'Your stomach is in your heart': toxic plants killing cattle in B.C. Rockies
When consumed in large quantity, Larkspur plants are lethal to cattle
Rancher Hugh McLuckie strides onto Crown pasture land at the foot of the Rocky Mountains.
He bends down and points out a cattle killer.
"You're looking at a mature Larkspur plant," McLuckie says.
"There was a flower that's turned into seed pods and they've all exploded and are on the ground somewhere."
This spring, Larkspur and a second toxic, flowering plant called Death Camas have killed a half dozen of McLuckie's purebred cattle on Crown range land between the Rockies and the Purcell mountains. Crown grazing land is used by ranchers who turn cattle out to feed on public lands, often in spring.
McLuckie's family has ranched here for almost a century, yet he's never seen anything like it.
"We went out one morning and checked cows and everything seemed fine, the next morning we went out and found three dead cows.
"It happened that fast," he said.
McLuckie said three more of his cows succumbed soon after — a difficult loss financially since he runs a cow-calf operation and these mature, pure bred cows would have produced calves for years.
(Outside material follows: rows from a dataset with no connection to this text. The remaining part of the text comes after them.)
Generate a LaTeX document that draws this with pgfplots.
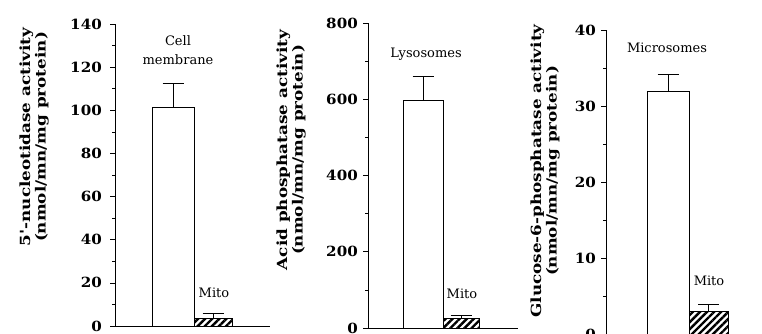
\documentclass[border=0pt]{standalone}
\usepackage{pgfplots}
\pgfplotsset{compat=1.18}
\usepackage{fontspec}
\setmainfont{DejaVu Serif}
\newfontfamily\widefont{DejaVu Serif}[FakeStretch=1.2]
\newfontfamily\tickfam{DejaVu Serif}[FakeStretch=1.08]
\usetikzlibrary{patterns.meta}

\newcommand{\ticfont}{\tickfam\fontsize{14}{16}\selectfont\bfseries}
\newcommand{\ylabfont}{\widefont\fontsize{14}{15.5}\selectfont\bfseries}
\newcommand{\smallfont}{\fontsize{13}{15}\selectfont}

\pgfplotsset{
  panel/.style={
    scale only axis, anchor=south west,
    axis x line=bottom, axis y line=left,
    x axis line style={-}, y axis line style={-},
    xmin=0, ymin=0,
    xtick=\empty,
    tick align=outside, ytick pos=left,
    major tick length=5pt, minor tick length=3pt,
    minor y tick num=1,
    tick style={black, line width=0.7pt},
    axis line style={line width=0.8pt},
    /pgf/number format/assume math mode=true,
    yticklabel style={font=\ticfont, inner xsep=0pt, xshift=-5pt},
    clip=false,
  },
  errs/.style={
    error bars/y dir=plus, error bars/y explicit,
    error bars/error bar style={line width=0.8pt, black},
    error bars/error mark options={black, line width=0.8pt, mark size=10.5pt, rotate=90}},
  bigbar/.style={ybar, bar shift=0pt, draw=black, fill=white, line width=0.8pt, errs},
  mitobar/.style={ybar, bar shift=0pt, draw=black, line width=0.8pt,
    pattern={Lines[angle=45,distance=5pt,line width=2.4pt]}, pattern color=black, errs},
}

\begin{document}
\begin{tikzpicture}[x=1pt,y=1pt]
% Panel 1
\begin{axis}[panel, at={(115pt,7pt)}, width=155pt, height=302pt,
  xmax=155, ymax=140, ytick={0,20,...,140},
  yticklabel style={xshift=-3pt}]
\addplot[bigbar, bar width=42] coordinates {(58,101.3) +- (0,11)};
\addplot[mitobar, bar width=38] coordinates {(98,3.5) +- (0,2.5)};
\end{axis}
% Panel 2
\begin{axis}[panel, at={(368pt,5pt)}, width=150pt, height=305pt,
  xmax=150, ymax=800, ytick={0,200,...,800}]
\addplot[bigbar, bar width=40] coordinates {(55,597) +- (0,63)};
\addplot[mitobar, bar width=36] coordinates {(93,25) +- (0,9)};
\end{axis}
% Panel 3
\begin{axis}[panel, at={(606pt,-1pt)}, width=156pt, height=304pt,
  xmax=156, ymax=40, ytick={0,10,...,40}]
\addplot[bigbar, bar width=42] coordinates {(62,31.9) +- (0,2.2)};
\addplot[mitobar, bar width=39] coordinates {(102.5,3.0) +- (0,0.9)};
\end{axis}

% y labels
\node[rotate=90, align=center, font=\ylabfont] at (34,196) {5'-nucleotidase activity\\(nmol/mn/mg protein)};
\node[rotate=90, align=center, font=\ylabfont] at (291,183) {Acid phosphatase activity\\(nmol/mn/mg protein)};
\node[rotate=90, align=center, font=\ylabfont] at (545,162) {Glucose-6-phosphatase activity\\(nmol/mn/mg protein)};

% bar labels
\node[anchor=base, font=\smallfont] at (178,288) {Cell};
\node[anchor=base, font=\smallfont] at (178,269) {membrane};
\node[anchor=base, font=\smallfont] at (214,36) {Mito};
\node[anchor=base, font=\smallfont] at (426,276) {Lysosomes};
\node[anchor=base, font=\smallfont] at (462,35) {Mito};
\node[anchor=base, font=\smallfont] at (667,281) {Microsomes};
\node[anchor=base, font=\smallfont] at (709,48) {Mito};

\pgfresetboundingbox
\useasboundingbox (0,0) rectangle (762,333);
\end{tikzpicture}
\end{document}
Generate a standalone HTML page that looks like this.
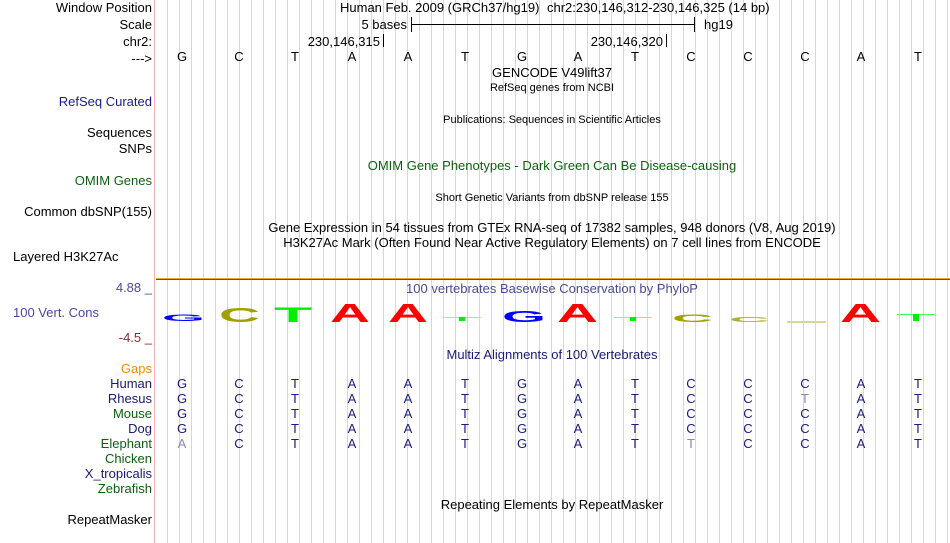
<!DOCTYPE html>
<html><head><meta charset="utf-8"><style>
html,body{margin:0;padding:0;background:#fff;}
svg{display:block;font-family:"Liberation Sans",sans-serif;}
</style></head><body>
<svg width="950" height="543" viewBox="0 0 950 543" xmlns="http://www.w3.org/2000/svg">
<defs>
<pattern id="grid" x="167" y="0" width="12" height="543" patternUnits="userSpaceOnUse">
<rect x="0" y="0" width="1" height="543" fill="#d6d2f4"/>
</pattern>
</defs>
<rect x="156" y="0" width="794" height="543" fill="url(#grid)"/>
<rect x="154" y="0" width="1" height="543" fill="#f4b0b0"/>
<rect x="156" y="278" width="794" height="1" fill="#e8a830"/>
<rect x="156" y="279" width="794" height="1" fill="#705030"/>

<g font-size="13" text-anchor="end" fill="#000">
<text x="152" y="12">Window Position</text>
<text x="152" y="29">Scale</text>
<text x="152" y="46">chr2:</text>
<text x="152" y="63">---&gt;</text>
<text x="152" y="106" fill="#1a1a8c">RefSeq Curated</text>
<text x="152" y="137">Sequences</text>
<text x="152" y="153">SNPs</text>
<text x="152" y="185" fill="#0d6010">OMIM Genes</text>
<text x="152" y="216">Common dbSNP(155)</text>
<text x="152" y="292" fill="#4a4a9a">4.88 _</text>
<text x="152" y="342" fill="#8a2a2a">-4.5 _</text>
<text x="152" y="373" fill="#f08c00">Gaps</text>
<text x="152" y="388" fill="#1a1a70">Human</text>
<text x="152" y="403" fill="#1a1a70">Rhesus</text>
<text x="152" y="418" fill="#0d6010">Mouse</text>
<text x="152" y="433" fill="#1a1a70">Dog</text>
<text x="152" y="448" fill="#0d6010">Elephant</text>
<text x="152" y="463" fill="#0d6010">Chicken</text>
<text x="152" y="478" fill="#1a1a70">X_tropicalis</text>
<text x="152" y="493" fill="#0d6010">Zebrafish</text>
<text x="152" y="524">RepeatMasker</text>
</g>
<text x="13" y="261" font-size="13">Layered H3K27Ac</text>
<text x="13" y="317" font-size="13" fill="#4a4a9a">100 Vert. Cons</text>

<g font-size="13" fill="#000">
<text x="340" y="12">Human Feb. 2009 (GRCh37/hg19)</text>
<text x="547" y="12">chr2:230,146,312-230,146,325 (14 bp)</text>
<text x="407" y="29" text-anchor="end">5 bases</text>
<text x="704" y="29">hg19</text>
<text x="380" y="46" text-anchor="end">230,146,315</text>
<text x="663" y="46" text-anchor="end">230,146,320</text>
</g>
<rect x="411" y="17" width="1" height="15" fill="#000"/>
<rect x="694" y="17" width="1" height="15" fill="#000"/>
<rect x="411" y="24" width="283" height="1" fill="#000"/>
<rect x="383" y="34" width="1" height="13" fill="#000"/>
<rect x="666" y="34" width="1" height="13" fill="#000"/>

<g font-size="13" text-anchor="middle" fill="#000">
<text x="182" y="61">G</text><text x="239" y="61">C</text><text x="295" y="61">T</text><text x="352" y="61">A</text><text x="408" y="61">A</text><text x="465" y="61">T</text><text x="522" y="61">G</text><text x="578" y="61">A</text><text x="635" y="61">T</text><text x="691" y="61">C</text><text x="748" y="61">C</text><text x="805" y="61">C</text><text x="861" y="61">A</text><text x="918" y="61">T</text>
</g>

<g text-anchor="middle">
<text x="552" y="77" font-size="13">GENCODE V49lift37</text>
<text x="552" y="91" font-size="11">RefSeq genes from NCBI</text>
<text x="552" y="123" font-size="11">Publications: Sequences in Scientific Articles</text>
<text x="552" y="170" font-size="13" fill="#0d6010">OMIM Gene Phenotypes - Dark Green Can Be Disease-causing</text>
<text x="552" y="201" font-size="11">Short Genetic Variants from dbSNP release 155</text>
<text x="552" y="232" font-size="13">Gene Expression in 54 tissues from GTEx RNA-seq of 17382 samples, 948 donors (V8, Aug 2019)</text>
<text x="552" y="247" font-size="13">H3K27Ac Mark (Often Found Near Active Regulatory Elements) on 7 cell lines from ENCODE</text>
<text x="552" y="293" font-size="13" fill="#4a4a9a">100 vertebrates Basewise Conservation by PhyloP</text>
<text x="552" y="359" font-size="13" fill="#1a1a70">Multiz Alignments of 100 Vertebrates</text>
<text x="552" y="509" font-size="13">Repeating Elements by RepeatMasker</text>
</g>

<!-- conservation logo -->
<g font-weight="bold">
<text x="162" y="321" font-size="9" textLength="43" lengthAdjust="spacingAndGlyphs" fill="#0000ff">G</text>
<text x="219" y="322" font-size="20" textLength="41" lengthAdjust="spacingAndGlyphs" fill="#a0a000">C</text>
<text x="274" y="322" font-size="21" textLength="38" lengthAdjust="spacingAndGlyphs" fill="#00ee00">T</text>
<text x="330" y="322" font-size="26" textLength="40" lengthAdjust="spacingAndGlyphs" fill="#ff0000">A</text>
<text x="388" y="322" font-size="26" textLength="40" lengthAdjust="spacingAndGlyphs" fill="#ff0000">A</text>
<text x="502" y="322" font-size="16" textLength="44" lengthAdjust="spacingAndGlyphs" fill="#0000ff">G</text>
<text x="557" y="322" font-size="26" textLength="41" lengthAdjust="spacingAndGlyphs" fill="#ff0000">A</text>
<text x="672" y="322" font-size="11" textLength="41" lengthAdjust="spacingAndGlyphs" fill="#a0a000">C</text>
<text x="729" y="322" font-size="7" textLength="41" lengthAdjust="spacingAndGlyphs" fill="#b0b030">C</text>
<text x="840" y="322" font-size="26" textLength="41" lengthAdjust="spacingAndGlyphs" fill="#ff0000">A</text>
</g>
<rect x="444" y="317" width="37" height="1" fill="#80ff80"/><rect x="459" y="317" width="6" height="4" fill="#00ee00"/>
<rect x="614" y="317" width="38" height="1" fill="#80ff80"/><rect x="630" y="317" width="6" height="4" fill="#00ee00"/>
<rect x="787" y="321" width="39" height="2" fill="#d8d890"/>
<rect x="897" y="314" width="38" height="1" fill="#40ff40"/><rect x="913" y="314" width="6" height="7" fill="#00ee00"/>

<!-- alignments -->
<g font-size="13" text-anchor="middle" fill="#1a1a80">
<g transform="translate(0,388)">
<text x="182">G</text><text x="239">C</text><text x="295">T</text><text x="352">A</text><text x="408">A</text><text x="465">T</text><text x="522">G</text><text x="578">A</text><text x="635">T</text><text x="691">C</text><text x="748">C</text><text x="805">C</text><text x="861">A</text><text x="918">T</text>
</g>
<g transform="translate(0,403)">
<text x="182">G</text><text x="239">C</text><text x="295">T</text><text x="352">A</text><text x="408">A</text><text x="465">T</text><text x="522">G</text><text x="578">A</text><text x="635">T</text><text x="691">C</text><text x="748">C</text><text x="805" fill="#8888b0">T</text><text x="861">A</text><text x="918">T</text>
</g>
<g transform="translate(0,418)">
<text x="182">G</text><text x="239">C</text><text x="295">T</text><text x="352">A</text><text x="408">A</text><text x="465">T</text><text x="522">G</text><text x="578">A</text><text x="635">T</text><text x="691">C</text><text x="748">C</text><text x="805">C</text><text x="861">A</text><text x="918">T</text>
</g>
<g transform="translate(0,433)">
<text x="182">G</text><text x="239">C</text><text x="295">T</text><text x="352">A</text><text x="408">A</text><text x="465">T</text><text x="522">G</text><text x="578">A</text><text x="635">T</text><text x="691">C</text><text x="748">C</text><text x="805">C</text><text x="861">A</text><text x="918">T</text>
</g>
<g transform="translate(0,448)">
<text x="182" fill="#8888b0">A</text><text x="239">C</text><text x="295">T</text><text x="352">A</text><text x="408">A</text><text x="465">T</text><text x="522">G</text><text x="578">A</text><text x="635">T</text><text x="691" fill="#8888b0">T</text><text x="748">C</text><text x="805">C</text><text x="861">A</text><text x="918">T</text>
</g>
</g>
</svg>
</body></html>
He said it's also hard on ranchers psychologically when otherwise healthy cattle drop dead where they graze.
"Your stomach is in your heart all the time wondering what you are going to see over the next rise," he said.
Native, but deadly
Larkspur and Death Camas are native to this part of southern B.C. and have little effect on wildlife or domestic goats and sheep.
But when consumed in a large quantity, the plants are lethal to cattle.
"In conjunction with the Death Camas, there was Larkspur, which is historically in this country it's here and there in spots," McLuckie said.
"But this year it was absolutely solid no matter where you looked. Almost overnight the Larkspur and the Death Camas seemed to spring up out of the ground."
McLuckie said his neighbour, who is also a rancher, lost five cows right around the same time.
"He had just moved his cows into a pasture north and west of us, and within two days he found five dead cows," he said.
Thriving and toxic
Faye Street with the Kootenay Livestock Association said they've never had a problem like this with Larkspur or Death Camas in B.C.
Street thinks the long, cool spring coupled with lingering snow may have resulted in ideal conditions for the toxic plants to thrive.
She said when entire pastures are covered in them, there's little a rancher can do.
"Spraying is difficult on Crown range, so it's really a tough situation. But boy it hits our industry right where it hurts — in the pocket book."
The Kootenay Livestock Association and ranchers themselves are worried that climate change could make an explosion of toxic plants like these the new normal in southern B.C.
"That's my fear, when you've got so many plants out there this year, they are going to be putting out seeds and if we get another spring like this next year, that is the assumption, it is going to be twice as bad," said Street.
The association has provided area ranchers with information about Death Camas and Larkspur, and are consulting researchers in the western United States, where these two plants kill cattle every year.